Personal information
- Full name: Thomas Kurz
- Date of birth: 3 April 1988 (age 38)
- Place of birth: Altötting, West Germany
- Height: 1.89 m (6 ft 2 in)
- Position: Midfielder

Youth career
- 1992–2003: SV 1963 Unterneukirchen
- 2003–2005: Bayern Munich
- 2005–2007: Wacker Burghausen

Senior career*
- Years: Team / Apps / (Gls)
- 2007–2010: Wacker Burghausen / 59 / (10)
- 2010–2011: Bayern Munich II / 30 / (1)
- 2011–2016: Jahn Regensburg / 86 / (11)
- 2016–2019: FC Ingolstadt II / 51 / (3)

= Thomas Kurz =

German footballer

Thomas Kurz (born 3 April 1988) is a German professional footballer who plays as a midfielder.

==Career==
Born in Altötting, Kurz began his career with SV 1963 Unterneukirchen, before joining Bayern Munich in 2003. After two years in Bayern's junior team, he moved on to SV Wacker Burghausen, where he came through the youth team, making his debut in 2007 as a substitute for Thomas Neubert in a 1–0 win over Karlsruher SC II. He played 23 games in the Regionalliga Süd, scoring three goals as the team qualified for the new 3. Liga.

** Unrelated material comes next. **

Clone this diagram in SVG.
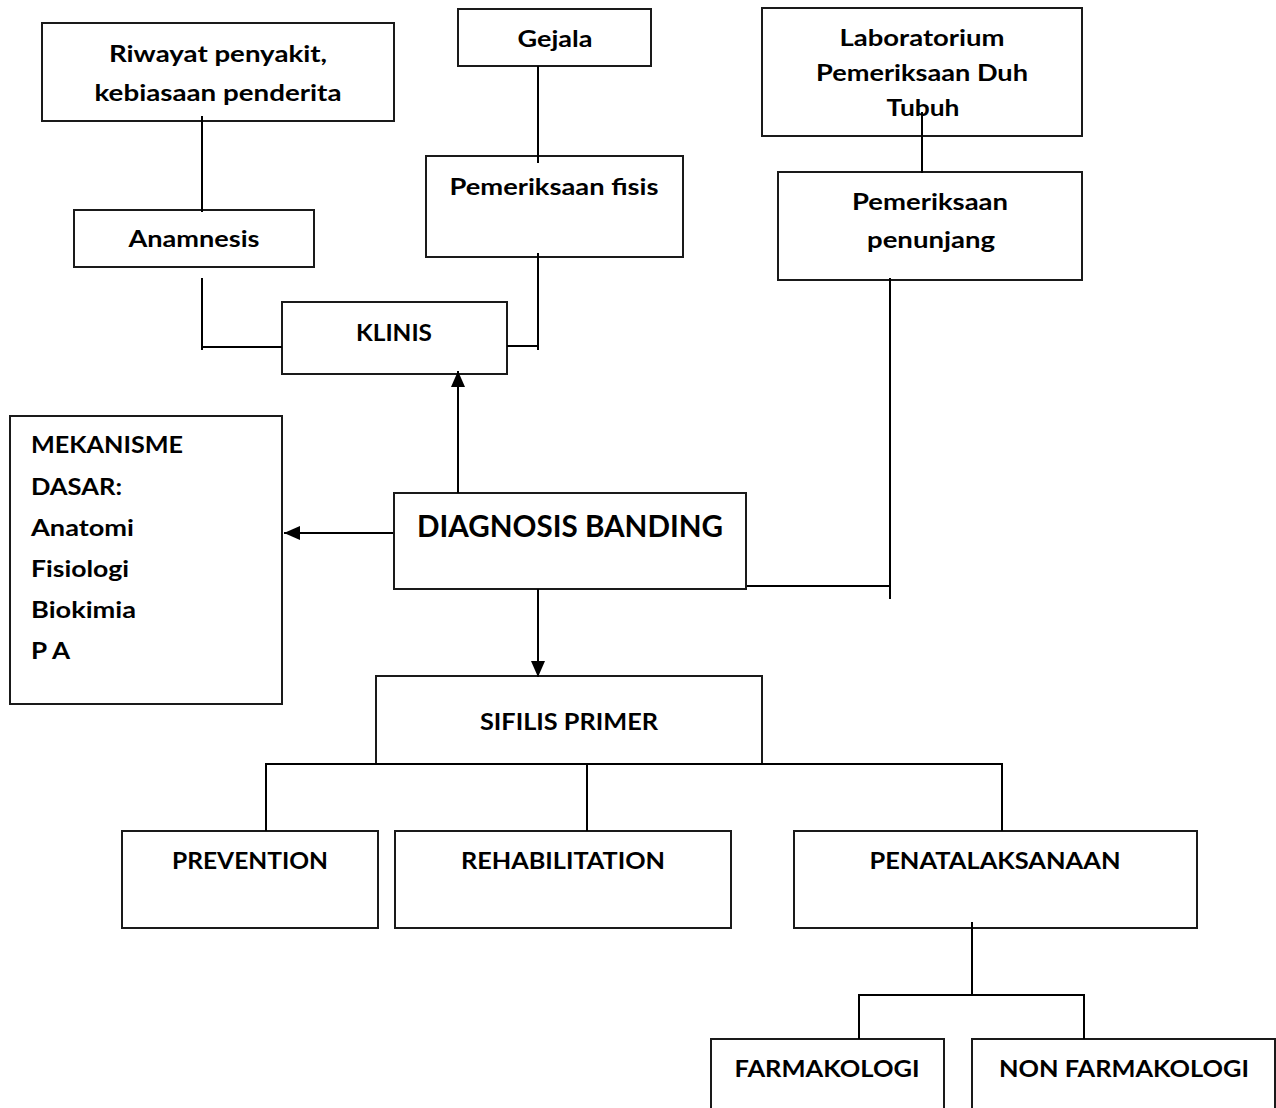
<svg xmlns="http://www.w3.org/2000/svg" width="1276" height="1108" viewBox="0 0 1276 1108">
<defs>
<style>
.box{fill:#fff;stroke:#1a1a1a;stroke-width:2}
.t{font-family:Lato,"Liberation Sans",sans-serif;font-weight:bold;font-size:23.7px;fill:#000;text-anchor:middle}
.l{text-anchor:start}
.big{font-size:30.5px}
.c{fill:none;stroke:#000;stroke-width:2}
</style>
<marker id="ah" markerUnits="userSpaceOnUse" markerWidth="16" markerHeight="16" viewBox="0 0 16 16" refX="16" refY="8" orient="auto">
<path d="M0,1 L16,8 L0,15 Z" fill="#000"/>
</marker>
</defs>
<rect width="1276" height="1108" fill="#fff"/>

<g id="riwayat"><rect class="box" x="42" y="23" width="352" height="98"/>
<text class="t" x="218" y="62" textLength="218" lengthAdjust="spacingAndGlyphs">Riwayat penyakit,</text>
<text class="t" x="218" y="101" textLength="247" lengthAdjust="spacingAndGlyphs">kebiasaan penderita</text></g>

<g id="anamnesis"><rect class="box" x="74" y="210" width="240" height="57"/>
<text class="t" x="194" y="247" textLength="131" lengthAdjust="spacingAndGlyphs">Anamnesis</text></g>

<g id="gejala"><rect class="box" x="458" y="9" width="193" height="57"/>
<text class="t" x="555" y="47" textLength="75" lengthAdjust="spacingAndGlyphs">Gejala</text></g>

<g id="fisis"><rect class="box" x="426" y="156" width="257" height="101"/>
<text class="t" x="554" y="195" textLength="209" lengthAdjust="spacingAndGlyphs">Pemeriksaan fisis</text></g>

<g id="lab"><rect class="box" x="762" y="8" width="320" height="128"/>
<text class="t" x="922" y="46" textLength="165" lengthAdjust="spacingAndGlyphs">Laboratorium</text>
<text class="t" x="922" y="81" textLength="212" lengthAdjust="spacingAndGlyphs">Pemeriksaan Duh</text>
<text class="t" x="923" y="116" textLength="73" lengthAdjust="spacingAndGlyphs">Tubuh</text></g>

<g id="penunjang"><rect class="box" x="778" y="172" width="304" height="108"/>
<text class="t" x="930" y="210" textLength="156" lengthAdjust="spacingAndGlyphs">Pemeriksaan</text>
<text class="t" x="931" y="248" textLength="128" lengthAdjust="spacingAndGlyphs">penunjang</text></g>

<g id="klinis"><rect class="box" x="282" y="302" width="225" height="72"/>
<text class="t" x="394" y="341" textLength="76" lengthAdjust="spacingAndGlyphs">KLINIS</text></g>

<g id="mekanisme"><rect class="box" x="10" y="416" width="272" height="288"/>
<text class="t l" x="31" y="453" textLength="152" lengthAdjust="spacingAndGlyphs">MEKANISME</text>
<text class="t l" x="31" y="495" textLength="91" lengthAdjust="spacingAndGlyphs">DASAR:</text>
<text class="t l" x="31" y="536" textLength="103" lengthAdjust="spacingAndGlyphs">Anatomi</text>
<text class="t l" x="31" y="577" textLength="98" lengthAdjust="spacingAndGlyphs">Fisiologi</text>
<text class="t l" x="31" y="618" textLength="105" lengthAdjust="spacingAndGlyphs">Biokimia</text>
<text class="t l" x="31" y="659" textLength="39" lengthAdjust="spacingAndGlyphs">P A</text></g>

<g id="diagnosis"><rect class="box" x="394" y="493" width="352" height="96"/>
<text class="t big" x="570" y="537" textLength="306" lengthAdjust="spacingAndGlyphs">DIAGNOSIS BANDING</text></g>

<g id="sifilis"><rect class="box" x="376" y="676" width="386" height="88"/>
<text class="t" x="569" y="730" textLength="178" lengthAdjust="spacingAndGlyphs">SIFILIS PRIMER</text></g>

<g id="prevention"><rect class="box" x="122" y="831" width="256" height="97"/>
<text class="t" x="250" y="869" textLength="156" lengthAdjust="spacingAndGlyphs">PREVENTION</text></g>

<g id="rehabilitation"><rect class="box" x="395" y="831" width="336" height="97"/>
<text class="t" x="563" y="869" textLength="204" lengthAdjust="spacingAndGlyphs">REHABILITATION</text></g>

<g id="penatalaksanaan"><rect class="box" x="794" y="831" width="403" height="97"/>
<text class="t" x="995" y="869" textLength="251" lengthAdjust="spacingAndGlyphs">PENATALAKSANAAN</text></g>

<g id="farmakologi"><rect class="box" x="711" y="1039" width="233" height="80"/>
<text class="t" x="827" y="1077" textLength="185" lengthAdjust="spacingAndGlyphs">FARMAKOLOGI</text></g>

<g id="nonfarmakologi"><rect class="box" x="972" y="1039" width="303" height="80"/>
<text class="t" x="1124" y="1077" textLength="250" lengthAdjust="spacingAndGlyphs">NON FARMAKOLOGI</text></g>

<g id="connectors">
<path class="c" d="M202,116 V212"/>
<path class="c" d="M202,278 V350 M202,347 H282"/>
<path class="c" d="M538,66 V163"/>
<path class="c" d="M538,253 V350 M507,346 H538"/>
<path class="c" d="M922,112 V173"/>
<path class="c" d="M890,278 V599 M747,586 H890"/>
<path class="c" d="M458,493 V371" marker-end="url(#ah)"/>
<path class="c" d="M393,533 H284" marker-end="url(#ah)"/>
<path class="c" d="M538,589 V677" marker-end="url(#ah)"/>
<path class="c" d="M266,831 V764 H1002 V831 M587,764 V831"/>
<path class="c" d="M972,922 V995 M859,1039 V995 H1084 V1039"/>
</g>
</svg>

In two years at that level he played 36 games, scoring seven goals, before returning to FC Bayern in July 2010, to play for their reserve team. Initially he played in his usual position as a striker, but with the increased competition with the arrival of Marcos Alvarez and Steffen Wohlfarth in January 2011, he was often deployed as a central defender. He was released by Bayern at the end of the 2010–11 season after their relegation from the third tier and joined SSV Jahn Regensburg on 21 July 2011. In his first season with Regensburg, he helped them win promotion to the 2. Bundesliga after a playoff victory over Karlsruher SC.